* **Task brief**
Read the data and repeat all of it exactly.

## begin Collected data

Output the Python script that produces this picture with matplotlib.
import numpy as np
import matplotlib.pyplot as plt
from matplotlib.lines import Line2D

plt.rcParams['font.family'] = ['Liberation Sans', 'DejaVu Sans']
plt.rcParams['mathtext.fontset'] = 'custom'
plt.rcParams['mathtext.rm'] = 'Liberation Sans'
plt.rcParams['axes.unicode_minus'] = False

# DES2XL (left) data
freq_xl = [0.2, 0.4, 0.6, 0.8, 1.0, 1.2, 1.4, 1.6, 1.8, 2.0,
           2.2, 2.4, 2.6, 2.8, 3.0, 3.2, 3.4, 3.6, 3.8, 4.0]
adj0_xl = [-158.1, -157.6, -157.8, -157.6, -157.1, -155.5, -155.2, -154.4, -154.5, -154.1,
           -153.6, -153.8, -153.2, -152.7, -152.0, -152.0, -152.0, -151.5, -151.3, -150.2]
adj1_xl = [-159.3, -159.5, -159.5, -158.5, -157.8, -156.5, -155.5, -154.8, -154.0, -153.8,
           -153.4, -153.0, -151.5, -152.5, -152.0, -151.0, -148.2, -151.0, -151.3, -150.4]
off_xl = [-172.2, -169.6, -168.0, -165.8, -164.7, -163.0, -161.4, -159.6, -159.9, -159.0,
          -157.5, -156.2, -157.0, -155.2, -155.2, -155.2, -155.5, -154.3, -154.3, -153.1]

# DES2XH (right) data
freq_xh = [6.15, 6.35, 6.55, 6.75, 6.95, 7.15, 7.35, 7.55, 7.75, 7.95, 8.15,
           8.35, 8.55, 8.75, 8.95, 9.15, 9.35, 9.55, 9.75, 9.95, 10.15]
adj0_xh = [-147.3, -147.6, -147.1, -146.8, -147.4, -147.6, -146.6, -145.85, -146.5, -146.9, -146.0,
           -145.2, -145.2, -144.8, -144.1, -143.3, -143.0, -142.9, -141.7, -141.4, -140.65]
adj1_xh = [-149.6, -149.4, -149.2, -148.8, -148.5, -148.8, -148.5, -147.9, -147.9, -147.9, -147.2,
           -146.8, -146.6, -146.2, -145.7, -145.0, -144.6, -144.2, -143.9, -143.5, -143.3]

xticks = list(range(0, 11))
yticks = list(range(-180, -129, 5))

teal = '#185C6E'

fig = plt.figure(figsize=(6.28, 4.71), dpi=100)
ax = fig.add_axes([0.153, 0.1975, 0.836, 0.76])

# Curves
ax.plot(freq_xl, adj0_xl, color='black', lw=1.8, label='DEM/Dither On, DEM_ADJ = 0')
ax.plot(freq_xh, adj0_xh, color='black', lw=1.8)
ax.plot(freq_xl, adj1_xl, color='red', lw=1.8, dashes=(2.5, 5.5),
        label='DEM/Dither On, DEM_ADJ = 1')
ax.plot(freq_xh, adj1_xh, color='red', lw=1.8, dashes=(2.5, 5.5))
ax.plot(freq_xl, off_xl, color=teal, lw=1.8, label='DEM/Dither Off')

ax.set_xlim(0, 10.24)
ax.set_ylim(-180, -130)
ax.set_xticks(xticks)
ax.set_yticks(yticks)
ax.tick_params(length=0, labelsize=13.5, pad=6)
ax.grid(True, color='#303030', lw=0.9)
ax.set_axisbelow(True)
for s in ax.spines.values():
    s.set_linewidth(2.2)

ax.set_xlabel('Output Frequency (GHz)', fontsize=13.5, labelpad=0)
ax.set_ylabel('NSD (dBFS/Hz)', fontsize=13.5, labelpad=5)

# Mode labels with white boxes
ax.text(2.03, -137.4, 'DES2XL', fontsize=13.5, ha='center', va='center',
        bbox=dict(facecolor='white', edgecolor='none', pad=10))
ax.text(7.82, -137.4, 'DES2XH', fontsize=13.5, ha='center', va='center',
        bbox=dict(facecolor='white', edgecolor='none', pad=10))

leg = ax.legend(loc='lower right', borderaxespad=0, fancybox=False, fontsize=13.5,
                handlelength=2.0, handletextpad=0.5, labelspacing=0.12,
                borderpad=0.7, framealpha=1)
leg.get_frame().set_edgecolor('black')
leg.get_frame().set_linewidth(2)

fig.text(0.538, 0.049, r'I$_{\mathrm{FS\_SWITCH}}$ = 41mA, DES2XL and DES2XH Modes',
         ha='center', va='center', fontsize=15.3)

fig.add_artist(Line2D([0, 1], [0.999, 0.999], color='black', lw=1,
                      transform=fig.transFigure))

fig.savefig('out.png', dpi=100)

## end Collected data

* **Exercise answer**
Output the Python script that produces this picture with matplotlib.
import numpy as np
import matplotlib.pyplot as plt
from matplotlib.lines import Line2D

plt.rcParams['font.family'] = ['Liberation Sans', 'DejaVu Sans']
plt.rcParams['mathtext.fontset'] = 'custom'
plt.rcParams['mathtext.rm'] = 'Liberation Sans'
plt.rcParams['axes.unicode_minus'] = False

# DES2XL (left) data
freq_xl = [0.2, 0.4, 0.6, 0.8, 1.0, 1.2, 1.4, 1.6, 1.8, 2.0,
           2.2, 2.4, 2.6, 2.8, 3.0, 3.2, 3.4, 3.6, 3.8, 4.0]
adj0_xl = [-158.1, -157.6, -157.8, -157.6, -157.1, -155.5, -155.2, -154.4, -154.5, -154.1,
           -153.6, -153.8, -153.2, -152.7, -152.0, -152.0, -152.0, -151.5, -151.3, -150.2]
adj1_xl = [-159.3, -159.5, -159.5, -158.5, -157.8, -156.5, -155.5, -154.8, -154.0, -153.8,
           -153.4, -153.0, -151.5, -152.5, -152.0, -151.0, -148.2, -151.0, -151.3, -150.4]
off_xl = [-172.2, -169.6, -168.0, -165.8, -164.7, -163.0, -161.4, -159.6, -159.9, -159.0,
          -157.5, -156.2, -157.0, -155.2, -155.2, -155.2, -155.5, -154.3, -154.3, -153.1]

# DES2XH (right) data
freq_xh = [6.15, 6.35, 6.55, 6.75, 6.95, 7.15, 7.35, 7.55, 7.75, 7.95, 8.15,
           8.35, 8.55, 8.75, 8.95, 9.15, 9.35, 9.55, 9.75, 9.95, 10.15]
adj0_xh = [-147.3, -147.6, -147.1, -146.8, -147.4, -147.6, -146.6, -145.85, -146.5, -146.9, -146.0,
           -145.2, -145.2, -144.8, -144.1, -143.3, -143.0, -142.9, -141.7, -141.4, -140.65]
adj1_xh = [-149.6, -149.4, -149.2, -148.8, -148.5, -148.8, -148.5, -147.9, -147.9, -147.9, -147.2,
           -146.8, -146.6, -146.2, -145.7, -145.0, -144.6, -144.2, -143.9, -143.5, -143.3]

xticks = list(range(0, 11))
yticks = list(range(-180, -129, 5))

teal = '#185C6E'

fig = plt.figure(figsize=(6.28, 4.71), dpi=100)
ax = fig.add_axes([0.153, 0.1975, 0.836, 0.76])

# Curves
ax.plot(freq_xl, adj0_xl, color='black', lw=1.8, label='DEM/Dither On, DEM_ADJ = 0')
ax.plot(freq_xh, adj0_xh, color='black', lw=1.8)
ax.plot(freq_xl, adj1_xl, color='red', lw=1.8, dashes=(2.5, 5.5),
        label='DEM/Dither On, DEM_ADJ = 1')
ax.plot(freq_xh, adj1_xh, color='red', lw=1.8, dashes=(2.5, 5.5))
ax.plot(freq_xl, off_xl, color=teal, lw=1.8, label='DEM/Dither Off')

ax.set_xlim(0, 10.24)
ax.set_ylim(-180, -130)
ax.set_xticks(xticks)
ax.set_yticks(yticks)
ax.tick_params(length=0, labelsize=13.5, pad=6)
ax.grid(True, color='#303030', lw=0.9)
ax.set_axisbelow(True)
for s in ax.spines.values():
    s.set_linewidth(2.2)

ax.set_xlabel('Output Frequency (GHz)', fontsize=13.5, labelpad=0)
ax.set_ylabel('NSD (dBFS/Hz)', fontsize=13.5, labelpad=5)

# Mode labels with white boxes
ax.text(2.03, -137.4, 'DES2XL', fontsize=13.5, ha='center', va='center',
        bbox=dict(facecolor='white', edgecolor='none', pad=10))
ax.text(7.82, -137.4, 'DES2XH', fontsize=13.5, ha='center', va='center',
        bbox=dict(facecolor='white', edgecolor='none', pad=10))

leg = ax.legend(loc='lower right', borderaxespad=0, fancybox=False, fontsize=13.5,
                handlelength=2.0, handletextpad=0.5, labelspacing=0.12,
                borderpad=0.7, framealpha=1)
leg.get_frame().set_edgecolor('black')
leg.get_frame().set_linewidth(2)

fig.text(0.538, 0.049, r'I$_{\mathrm{FS\_SWITCH}}$ = 41mA, DES2XL and DES2XH Modes',
         ha='center', va='center', fontsize=15.3)

fig.add_artist(Line2D([0, 1], [0.999, 0.999], color='black', lw=1,
                      transform=fig.transFigure))

fig.savefig('out.png', dpi=100)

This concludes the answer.